Figure 2. Paleogeography of the Teays River and its major tributaries in Ohio, including north-flowing Logan River. Note the dotted line showing the maximum extent of the glacier that dammed the valleys of the Teays and Logan Rivers.

As glacial ice reached its maximum extent south of Lancaster it formed a massive ice dam across the valley of the north-flowing Logan River.  The ice-dam ponded the waters of the Logan River producing a lake whose waters extend all the way up the river valley to the drainage divide that lay south of the town of Logan. The types of lakes are known as pro-glacial lakes for their position at the “front” of glaciers (Fig. 3).

Geologist think a pro-glacial lake that formed in the Logan River valley was present for at least several thousand years until the glacier retreated back into Canada.  Thin layers, silt and clay, accumulated on the lake bottom during this time. Remnants of these lake-bottom sediments are still preserved along portion of the old Logan River valley (Fig 4).


Figure 3. Model shows formation of pro-glacial lake in Logan River Valley by glacial-ice dam.


Figure 4. Thinly layered, silt and clay, lake-bottom sediments preserved along a portion of the old Logan River Valley State Route 664 exit at Logan, Ohio.

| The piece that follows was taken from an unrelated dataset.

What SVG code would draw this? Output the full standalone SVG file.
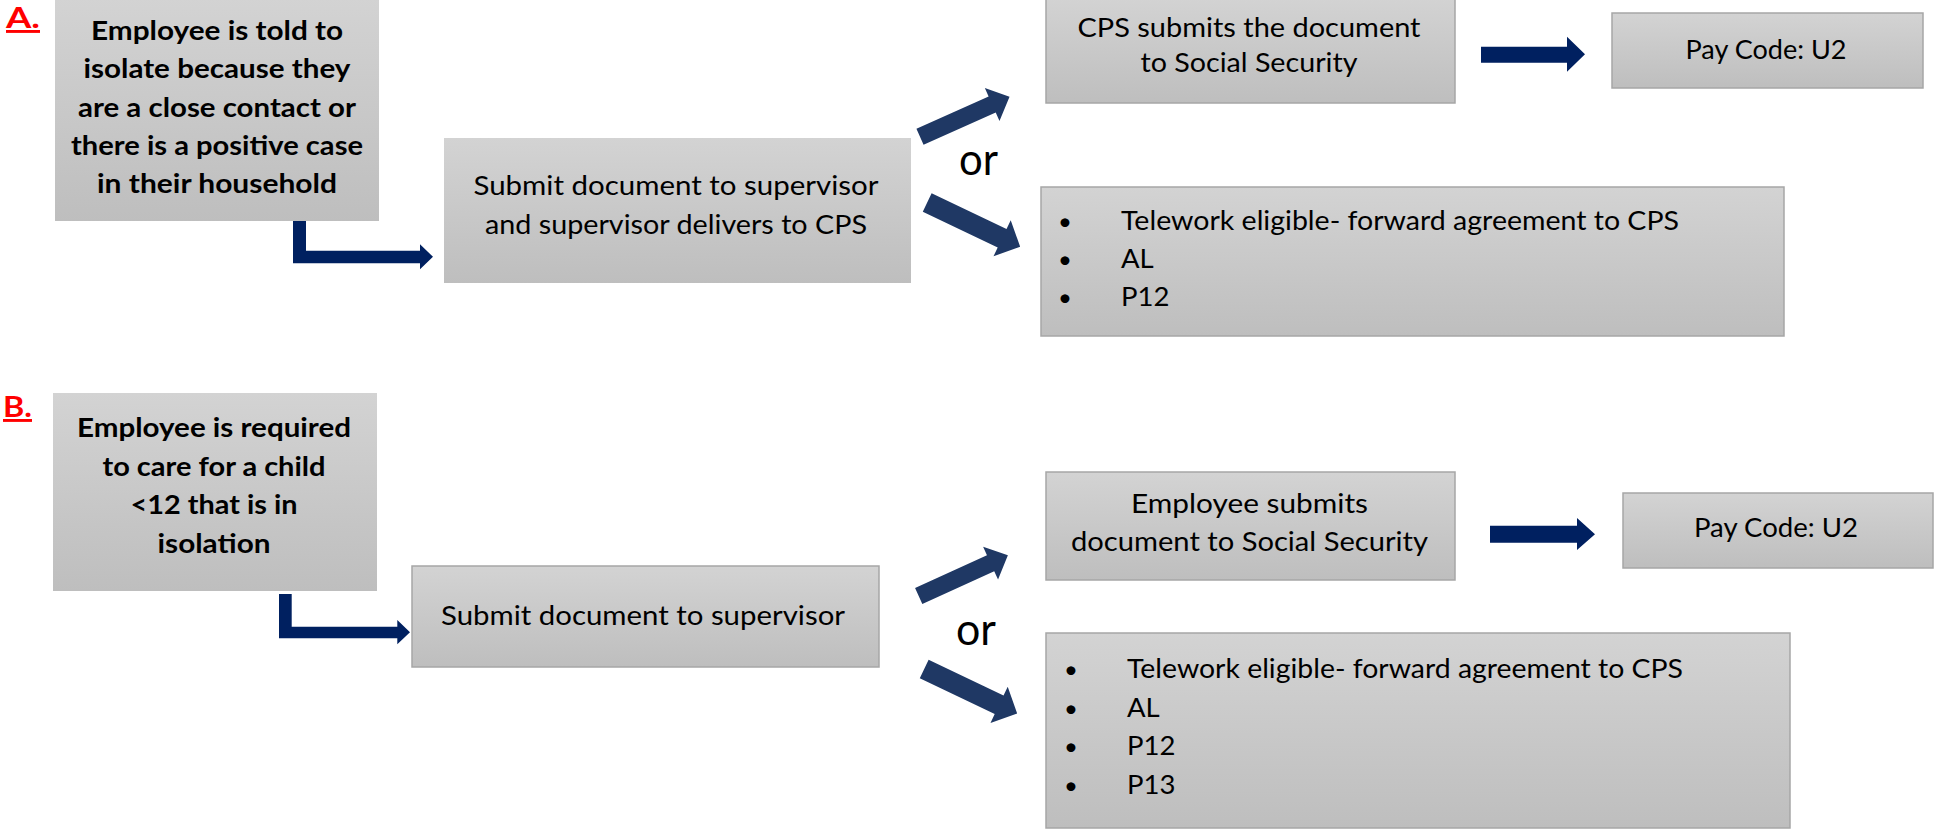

Lake-bottom sediments that accumulated on bottom of the pro-glacial lake in the Logan River valley are present today along both sides of U.S. Rt. 33 just south of the State Route 664 exit at Logan, Ohio.  They are present in the grassed slopes excavated during highway construction.  These soft, weak, clayey lake-bottom deposits can cause engineering problems as they are prone to producing small landslides.  The Ohio Dept. of Transportation remediates such landslides by excavating the slide material and replacing it with large limestone boulders which will help stabilize the slope (Fig. 5).


Figure 5. Small local landslides formed in lake-bottom sediments of former pro-glacial lake in ancient Logan River valley.